Strahl Accused of Hypocrisy, Secrecy in Drafting Native Reforms

Amid criticism, Indian Affairs Minister Chuck Strahl also wins kudos for anti-corruption measures.

The Conservative government is being hypocritical and underhanded in its relations with native leaders, demanding more transparency on reserves while keeping secret its plans for overhauling the rules governing chiefs and band councillors, critics said yesterday.

But one expert on reserve life in Western Canada is urging the government to tune out these objections and move forward with the changes.

“It’s long overdue,” Don Sandberg said of federal plans to ensure secret-ballot elections and measures to reduce voting fraud. The member of Manitoba’s Norway House Cree Nation is working on his third annual accountability ranking of Western Canadian reserves for the Winnipeg-based Frontier Centre. He said the powerless grassroots natives he meets are desperate for federal moves to prevent corruption.

“There are huge problems with elections and corruption involved with elections.”

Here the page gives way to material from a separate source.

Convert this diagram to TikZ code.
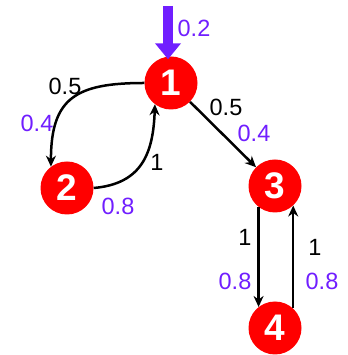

Mr. Sandberg dismissed criticisms from native leaders and opposition MPs that Ottawa is trying to sneak changes through the back door. He said the concerns of chiefs and tribal leaders are overrepresented because they have access to the news media.

“Not too many people ever listen to the people on the first nations, and their voice has been loud and clear – from what I’ve been hearing out there – that we need these positive changes and [they] couldn’t come soon enough.”

Liberal and New Democratic MPs peppered Indian Affairs Minister Chuck Strahl with questions yesterday in the Commons and in a parliamentary committee after The Globe and Mail reported on classified documents from his department. The documents show Indian Affairs wants changes that would require bands and regional tribal councils to commit to secret-ballot elections, to grant off-reserve natives the right to vote and to implement access-to-information policies.

The documents include far more detail than Indian Affairs had given to chiefs in a letter. The government has said its program for funding reserves and regional tribal councils expires next April, and that it wants new accountability measures in exchange for renewed federal transfers.

Phil Fontaine, the national chief of the Assembly of First Nations, said he’s disappointed with Ottawa’s approach. He said his organization was invited to take part in a panel on the changes via a phone message left only yesterday, while the minister was facing questions in the Commons.

“This is really an underhanded way to undermine the ability of first nations governments to deliver good government to their citizens,” he said.

Mr. Strahl laughed off accusations that his department is secretive, noting meetings are planned with native leaders over the coming weeks.